Given exercise:
Check each line for the string "this" and give only the count of lines that have it.

Given information:
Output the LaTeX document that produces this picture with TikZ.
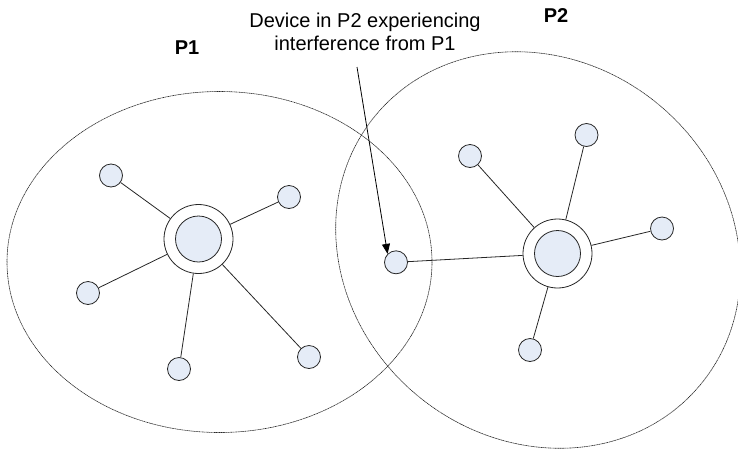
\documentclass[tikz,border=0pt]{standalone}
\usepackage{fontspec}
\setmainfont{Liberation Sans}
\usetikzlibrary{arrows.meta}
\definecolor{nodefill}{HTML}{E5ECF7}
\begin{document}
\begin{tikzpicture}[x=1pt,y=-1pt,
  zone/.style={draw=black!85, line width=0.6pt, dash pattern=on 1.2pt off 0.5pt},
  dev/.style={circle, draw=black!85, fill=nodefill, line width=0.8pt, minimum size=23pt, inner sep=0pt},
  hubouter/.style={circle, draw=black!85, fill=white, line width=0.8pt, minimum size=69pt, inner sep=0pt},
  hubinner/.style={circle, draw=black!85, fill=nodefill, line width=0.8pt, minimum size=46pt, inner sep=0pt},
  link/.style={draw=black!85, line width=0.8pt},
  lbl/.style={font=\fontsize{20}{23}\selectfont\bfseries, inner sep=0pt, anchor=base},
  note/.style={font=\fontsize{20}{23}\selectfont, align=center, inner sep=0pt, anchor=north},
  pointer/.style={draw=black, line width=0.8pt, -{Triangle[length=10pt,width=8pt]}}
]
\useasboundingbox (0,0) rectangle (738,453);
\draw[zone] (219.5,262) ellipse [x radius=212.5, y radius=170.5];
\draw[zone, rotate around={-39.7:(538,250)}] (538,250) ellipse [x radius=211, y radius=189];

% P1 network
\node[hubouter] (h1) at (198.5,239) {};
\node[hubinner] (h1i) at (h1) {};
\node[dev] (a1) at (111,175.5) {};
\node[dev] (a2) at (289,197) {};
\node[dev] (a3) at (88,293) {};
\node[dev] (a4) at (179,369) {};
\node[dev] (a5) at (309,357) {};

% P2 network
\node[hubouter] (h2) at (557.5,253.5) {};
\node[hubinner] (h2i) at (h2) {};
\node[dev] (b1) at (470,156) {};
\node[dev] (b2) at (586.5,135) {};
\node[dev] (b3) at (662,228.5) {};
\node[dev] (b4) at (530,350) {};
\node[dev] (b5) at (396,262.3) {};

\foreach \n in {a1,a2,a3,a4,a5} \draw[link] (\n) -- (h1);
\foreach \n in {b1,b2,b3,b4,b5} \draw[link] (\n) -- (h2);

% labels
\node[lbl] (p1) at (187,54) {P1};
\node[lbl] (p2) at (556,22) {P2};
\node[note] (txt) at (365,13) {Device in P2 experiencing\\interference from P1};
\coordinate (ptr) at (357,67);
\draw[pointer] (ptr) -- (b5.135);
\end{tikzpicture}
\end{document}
* * *
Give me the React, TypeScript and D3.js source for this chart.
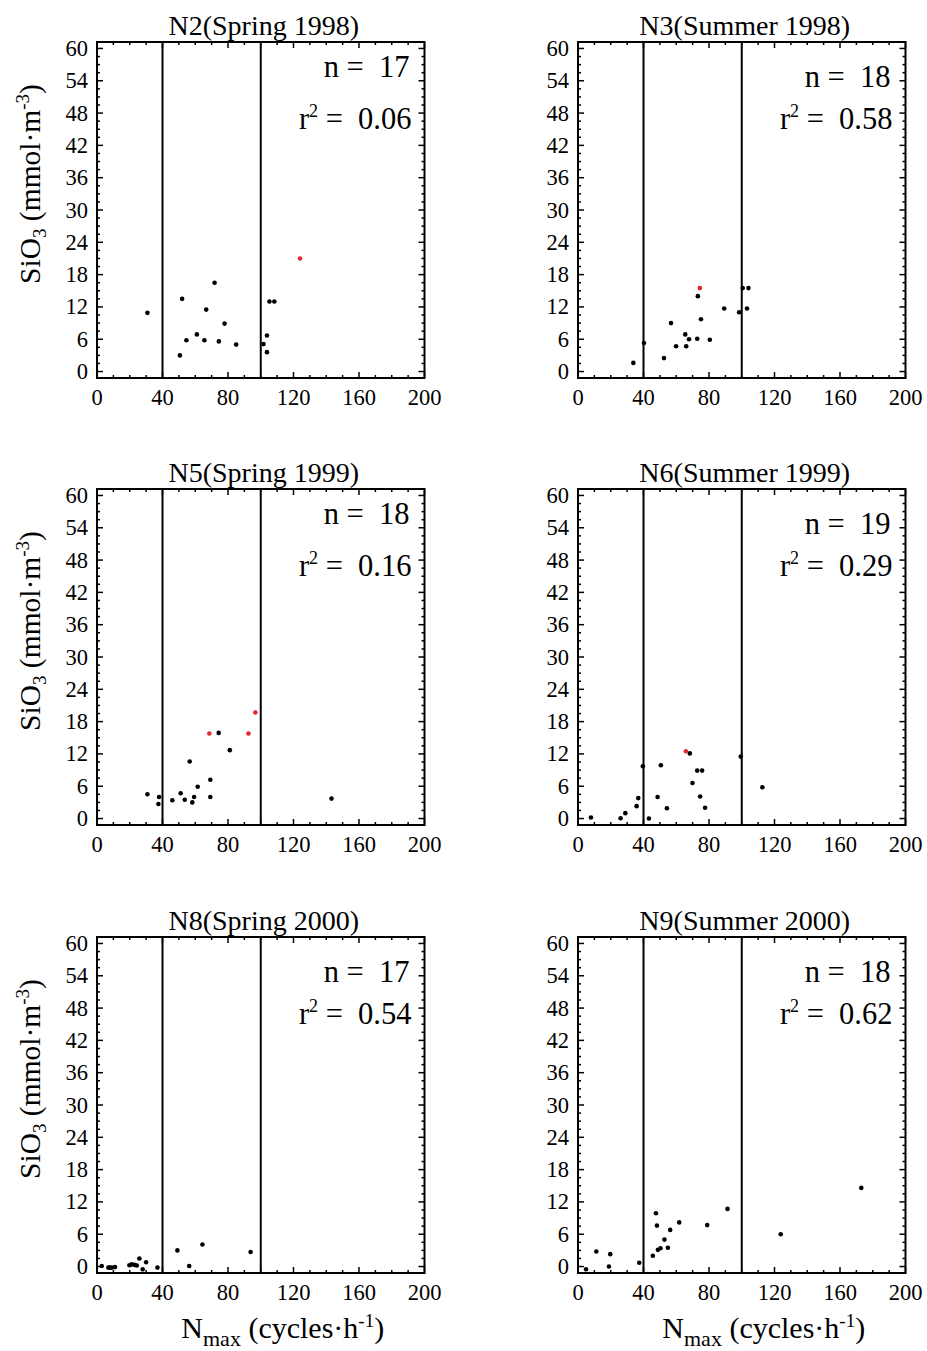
---
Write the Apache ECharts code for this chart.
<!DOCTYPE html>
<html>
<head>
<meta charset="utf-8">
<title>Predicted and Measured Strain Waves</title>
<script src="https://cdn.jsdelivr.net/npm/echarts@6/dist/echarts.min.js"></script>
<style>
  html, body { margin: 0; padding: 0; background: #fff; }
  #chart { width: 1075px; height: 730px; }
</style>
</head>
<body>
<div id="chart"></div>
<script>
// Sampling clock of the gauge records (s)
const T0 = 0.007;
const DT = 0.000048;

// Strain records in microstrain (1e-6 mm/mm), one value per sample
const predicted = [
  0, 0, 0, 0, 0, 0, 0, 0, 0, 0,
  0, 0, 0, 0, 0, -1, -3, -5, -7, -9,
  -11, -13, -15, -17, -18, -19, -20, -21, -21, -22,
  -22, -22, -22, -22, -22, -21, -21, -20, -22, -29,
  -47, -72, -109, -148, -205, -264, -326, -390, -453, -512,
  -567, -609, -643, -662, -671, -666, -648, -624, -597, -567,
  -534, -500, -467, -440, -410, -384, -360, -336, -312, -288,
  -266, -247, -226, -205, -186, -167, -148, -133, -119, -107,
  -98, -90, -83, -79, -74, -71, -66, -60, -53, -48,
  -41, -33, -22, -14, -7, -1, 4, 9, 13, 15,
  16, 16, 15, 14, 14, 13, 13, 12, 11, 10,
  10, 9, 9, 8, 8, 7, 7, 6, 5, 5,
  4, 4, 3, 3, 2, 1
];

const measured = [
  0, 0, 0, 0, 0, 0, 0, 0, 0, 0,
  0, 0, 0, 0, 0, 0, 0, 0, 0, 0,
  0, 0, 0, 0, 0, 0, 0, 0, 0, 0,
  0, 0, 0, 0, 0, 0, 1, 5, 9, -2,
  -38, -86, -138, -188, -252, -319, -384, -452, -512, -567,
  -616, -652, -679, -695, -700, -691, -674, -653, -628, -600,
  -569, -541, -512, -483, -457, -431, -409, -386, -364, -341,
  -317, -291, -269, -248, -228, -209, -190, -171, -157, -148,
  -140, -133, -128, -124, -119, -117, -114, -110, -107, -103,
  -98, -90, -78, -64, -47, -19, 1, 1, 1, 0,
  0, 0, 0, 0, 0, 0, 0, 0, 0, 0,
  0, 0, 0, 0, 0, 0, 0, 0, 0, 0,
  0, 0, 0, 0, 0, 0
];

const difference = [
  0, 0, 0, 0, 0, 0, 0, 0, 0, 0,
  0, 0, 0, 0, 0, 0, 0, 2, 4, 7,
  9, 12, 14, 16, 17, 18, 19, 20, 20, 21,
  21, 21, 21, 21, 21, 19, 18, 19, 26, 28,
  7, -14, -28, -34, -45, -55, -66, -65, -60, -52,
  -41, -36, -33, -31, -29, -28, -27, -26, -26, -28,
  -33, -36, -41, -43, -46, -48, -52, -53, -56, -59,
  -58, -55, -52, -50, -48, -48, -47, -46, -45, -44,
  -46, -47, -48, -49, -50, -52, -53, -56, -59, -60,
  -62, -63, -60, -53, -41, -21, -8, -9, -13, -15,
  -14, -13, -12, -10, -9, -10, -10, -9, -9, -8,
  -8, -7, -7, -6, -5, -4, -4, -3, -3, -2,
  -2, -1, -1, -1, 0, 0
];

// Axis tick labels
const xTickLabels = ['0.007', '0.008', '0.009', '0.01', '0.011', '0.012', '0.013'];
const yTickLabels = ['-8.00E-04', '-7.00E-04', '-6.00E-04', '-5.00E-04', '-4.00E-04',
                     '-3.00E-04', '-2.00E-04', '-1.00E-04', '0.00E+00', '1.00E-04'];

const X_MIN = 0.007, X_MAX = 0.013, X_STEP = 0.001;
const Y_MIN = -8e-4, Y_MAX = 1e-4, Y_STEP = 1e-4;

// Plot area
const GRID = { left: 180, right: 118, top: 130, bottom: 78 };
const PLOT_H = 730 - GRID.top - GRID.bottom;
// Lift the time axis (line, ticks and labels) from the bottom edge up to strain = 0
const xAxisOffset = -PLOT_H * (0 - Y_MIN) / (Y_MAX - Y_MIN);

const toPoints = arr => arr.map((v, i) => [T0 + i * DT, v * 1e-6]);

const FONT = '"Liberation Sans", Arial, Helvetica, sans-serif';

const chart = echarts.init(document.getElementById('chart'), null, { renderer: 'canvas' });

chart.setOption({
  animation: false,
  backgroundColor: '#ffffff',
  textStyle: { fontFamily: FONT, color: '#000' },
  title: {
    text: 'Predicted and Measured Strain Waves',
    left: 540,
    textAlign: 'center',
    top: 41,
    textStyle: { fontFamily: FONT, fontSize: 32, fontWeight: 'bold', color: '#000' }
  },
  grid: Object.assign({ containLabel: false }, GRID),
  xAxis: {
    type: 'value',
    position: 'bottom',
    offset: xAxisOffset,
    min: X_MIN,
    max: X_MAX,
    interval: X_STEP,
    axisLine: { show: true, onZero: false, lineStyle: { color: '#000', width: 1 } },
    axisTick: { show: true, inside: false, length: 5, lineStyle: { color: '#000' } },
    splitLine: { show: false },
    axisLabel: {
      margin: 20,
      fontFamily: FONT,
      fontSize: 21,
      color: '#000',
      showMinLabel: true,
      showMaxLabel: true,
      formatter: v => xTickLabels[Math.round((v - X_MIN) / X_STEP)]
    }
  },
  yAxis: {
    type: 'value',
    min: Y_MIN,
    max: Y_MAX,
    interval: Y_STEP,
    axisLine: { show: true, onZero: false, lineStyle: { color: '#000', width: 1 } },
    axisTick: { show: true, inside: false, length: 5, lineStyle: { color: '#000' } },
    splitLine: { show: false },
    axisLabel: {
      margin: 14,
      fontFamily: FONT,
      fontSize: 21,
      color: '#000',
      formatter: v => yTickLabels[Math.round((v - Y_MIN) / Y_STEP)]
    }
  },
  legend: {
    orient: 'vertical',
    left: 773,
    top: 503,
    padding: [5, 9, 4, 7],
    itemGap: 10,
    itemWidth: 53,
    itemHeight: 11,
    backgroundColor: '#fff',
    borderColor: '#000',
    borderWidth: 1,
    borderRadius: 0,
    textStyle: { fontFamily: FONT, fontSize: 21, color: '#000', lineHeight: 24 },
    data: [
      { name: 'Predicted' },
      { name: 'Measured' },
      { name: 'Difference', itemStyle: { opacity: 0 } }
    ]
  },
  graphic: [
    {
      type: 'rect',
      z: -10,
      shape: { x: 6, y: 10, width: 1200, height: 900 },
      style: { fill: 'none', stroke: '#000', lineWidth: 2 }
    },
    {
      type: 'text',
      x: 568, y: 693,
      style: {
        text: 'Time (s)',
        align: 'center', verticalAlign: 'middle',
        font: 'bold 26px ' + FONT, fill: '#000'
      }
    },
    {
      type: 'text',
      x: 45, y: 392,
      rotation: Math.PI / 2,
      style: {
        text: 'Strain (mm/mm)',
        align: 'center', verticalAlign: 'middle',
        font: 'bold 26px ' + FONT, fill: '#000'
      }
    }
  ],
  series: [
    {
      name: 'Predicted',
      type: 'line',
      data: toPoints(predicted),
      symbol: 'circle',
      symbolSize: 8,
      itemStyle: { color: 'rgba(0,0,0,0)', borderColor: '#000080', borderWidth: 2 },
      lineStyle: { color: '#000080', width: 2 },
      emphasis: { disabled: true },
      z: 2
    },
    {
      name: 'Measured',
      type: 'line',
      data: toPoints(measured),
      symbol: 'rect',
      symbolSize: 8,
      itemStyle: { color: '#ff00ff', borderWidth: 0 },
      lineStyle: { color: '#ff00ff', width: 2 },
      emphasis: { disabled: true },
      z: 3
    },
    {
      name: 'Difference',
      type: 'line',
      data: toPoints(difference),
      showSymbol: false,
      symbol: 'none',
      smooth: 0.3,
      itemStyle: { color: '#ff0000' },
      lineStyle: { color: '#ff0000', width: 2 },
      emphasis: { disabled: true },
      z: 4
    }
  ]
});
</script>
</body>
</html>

The result:
3